▶ _The request_
Restate the data word for word and leave the images out.

▶ _Dataset excerpt_
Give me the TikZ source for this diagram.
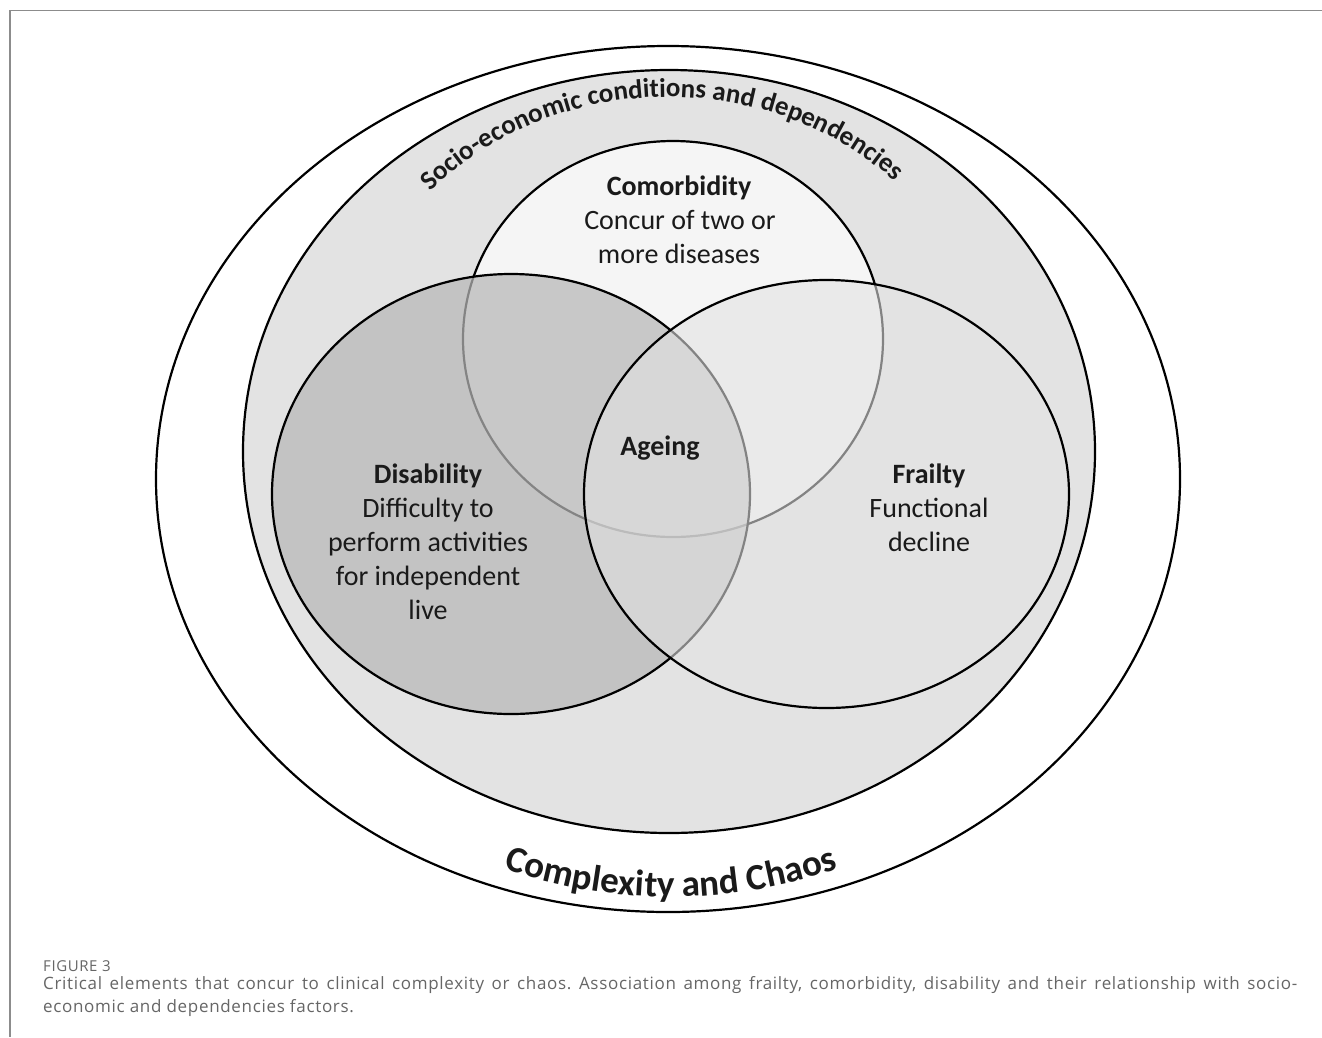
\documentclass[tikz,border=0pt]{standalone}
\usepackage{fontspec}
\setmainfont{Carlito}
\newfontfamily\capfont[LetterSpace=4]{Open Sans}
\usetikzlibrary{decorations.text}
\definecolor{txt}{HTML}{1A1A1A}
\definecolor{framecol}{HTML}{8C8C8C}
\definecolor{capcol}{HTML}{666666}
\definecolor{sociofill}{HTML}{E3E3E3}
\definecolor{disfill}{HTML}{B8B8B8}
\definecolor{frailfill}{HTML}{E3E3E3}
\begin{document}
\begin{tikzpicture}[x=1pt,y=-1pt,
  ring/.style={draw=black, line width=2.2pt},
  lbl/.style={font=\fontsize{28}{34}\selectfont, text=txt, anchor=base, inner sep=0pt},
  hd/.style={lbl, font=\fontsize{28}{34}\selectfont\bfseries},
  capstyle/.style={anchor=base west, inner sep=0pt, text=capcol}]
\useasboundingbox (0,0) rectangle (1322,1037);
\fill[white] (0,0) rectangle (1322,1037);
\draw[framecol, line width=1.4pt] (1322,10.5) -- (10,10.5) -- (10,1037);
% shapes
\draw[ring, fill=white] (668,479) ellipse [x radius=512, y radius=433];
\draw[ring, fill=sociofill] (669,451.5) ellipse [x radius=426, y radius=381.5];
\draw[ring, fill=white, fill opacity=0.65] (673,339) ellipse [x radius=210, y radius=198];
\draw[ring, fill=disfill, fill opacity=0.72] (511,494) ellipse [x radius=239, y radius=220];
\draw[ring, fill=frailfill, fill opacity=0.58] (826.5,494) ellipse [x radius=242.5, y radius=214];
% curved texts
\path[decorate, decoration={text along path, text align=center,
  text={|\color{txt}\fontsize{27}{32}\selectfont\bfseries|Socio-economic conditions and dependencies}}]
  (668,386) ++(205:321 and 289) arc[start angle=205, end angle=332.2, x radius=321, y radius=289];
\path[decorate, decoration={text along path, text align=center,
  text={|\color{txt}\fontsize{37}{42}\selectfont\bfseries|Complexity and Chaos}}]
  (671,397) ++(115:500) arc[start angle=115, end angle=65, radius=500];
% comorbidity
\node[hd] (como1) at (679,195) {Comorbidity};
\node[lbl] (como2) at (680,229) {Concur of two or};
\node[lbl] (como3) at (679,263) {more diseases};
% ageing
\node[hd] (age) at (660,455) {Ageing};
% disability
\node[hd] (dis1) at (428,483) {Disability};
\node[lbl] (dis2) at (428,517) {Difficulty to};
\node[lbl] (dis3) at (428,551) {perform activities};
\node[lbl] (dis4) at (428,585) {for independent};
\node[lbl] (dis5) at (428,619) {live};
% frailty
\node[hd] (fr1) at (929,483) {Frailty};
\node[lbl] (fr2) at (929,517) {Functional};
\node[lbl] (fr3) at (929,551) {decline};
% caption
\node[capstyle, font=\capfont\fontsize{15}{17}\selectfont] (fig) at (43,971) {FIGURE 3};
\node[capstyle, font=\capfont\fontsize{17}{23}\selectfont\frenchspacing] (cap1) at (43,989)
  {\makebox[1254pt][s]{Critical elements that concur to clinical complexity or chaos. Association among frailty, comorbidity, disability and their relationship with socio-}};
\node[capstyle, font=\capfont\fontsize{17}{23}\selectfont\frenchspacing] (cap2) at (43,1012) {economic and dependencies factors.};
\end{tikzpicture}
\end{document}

▶ _Exercise response_
Give me the TikZ source for this diagram.
\documentclass[tikz,border=0pt]{standalone}
\usepackage{fontspec}
\setmainfont{Carlito}
\newfontfamily\capfont[LetterSpace=4]{Open Sans}
\usetikzlibrary{decorations.text}
\definecolor{txt}{HTML}{1A1A1A}
\definecolor{framecol}{HTML}{8C8C8C}
\definecolor{capcol}{HTML}{666666}
\definecolor{sociofill}{HTML}{E3E3E3}
\definecolor{disfill}{HTML}{B8B8B8}
\definecolor{frailfill}{HTML}{E3E3E3}
\begin{document}
\begin{tikzpicture}[x=1pt,y=-1pt,
  ring/.style={draw=black, line width=2.2pt},
  lbl/.style={font=\fontsize{28}{34}\selectfont, text=txt, anchor=base, inner sep=0pt},
  hd/.style={lbl, font=\fontsize{28}{34}\selectfont\bfseries},
  capstyle/.style={anchor=base west, inner sep=0pt, text=capcol}]
\useasboundingbox (0,0) rectangle (1322,1037);
\fill[white] (0,0) rectangle (1322,1037);
\draw[framecol, line width=1.4pt] (1322,10.5) -- (10,10.5) -- (10,1037);
% shapes
\draw[ring, fill=white] (668,479) ellipse [x radius=512, y radius=433];
\draw[ring, fill=sociofill] (669,451.5) ellipse [x radius=426, y radius=381.5];
\draw[ring, fill=white, fill opacity=0.65] (673,339) ellipse [x radius=210, y radius=198];
\draw[ring, fill=disfill, fill opacity=0.72] (511,494) ellipse [x radius=239, y radius=220];
\draw[ring, fill=frailfill, fill opacity=0.58] (826.5,494) ellipse [x radius=242.5, y radius=214];
% curved texts
\path[decorate, decoration={text along path, text align=center,
  text={|\color{txt}\fontsize{27}{32}\selectfont\bfseries|Socio-economic conditions and dependencies}}]
  (668,386) ++(205:321 and 289) arc[start angle=205, end angle=332.2, x radius=321, y radius=289];
\path[decorate, decoration={text along path, text align=center,
  text={|\color{txt}\fontsize{37}{42}\selectfont\bfseries|Complexity and Chaos}}]
  (671,397) ++(115:500) arc[start angle=115, end angle=65, radius=500];
% comorbidity
\node[hd] (como1) at (679,195) {Comorbidity};
\node[lbl] (como2) at (680,229) {Concur of two or};
\node[lbl] (como3) at (679,263) {more diseases};
% ageing
\node[hd] (age) at (660,455) {Ageing};
% disability
\node[hd] (dis1) at (428,483) {Disability};
\node[lbl] (dis2) at (428,517) {Difficulty to};
\node[lbl] (dis3) at (428,551) {perform activities};
\node[lbl] (dis4) at (428,585) {for independent};
\node[lbl] (dis5) at (428,619) {live};
% frailty
\node[hd] (fr1) at (929,483) {Frailty};
\node[lbl] (fr2) at (929,517) {Functional};
\node[lbl] (fr3) at (929,551) {decline};
% caption
\node[capstyle, font=\capfont\fontsize{15}{17}\selectfont] (fig) at (43,971) {FIGURE 3};
\node[capstyle, font=\capfont\fontsize{17}{23}\selectfont\frenchspacing] (cap1) at (43,989)
  {\makebox[1254pt][s]{Critical elements that concur to clinical complexity or chaos. Association among frailty, comorbidity, disability and their relationship with socio-}};
\node[capstyle, font=\capfont\fontsize{17}{23}\selectfont\frenchspacing] (cap2) at (43,1012) {economic and dependencies factors.};
\end{tikzpicture}
\end{document}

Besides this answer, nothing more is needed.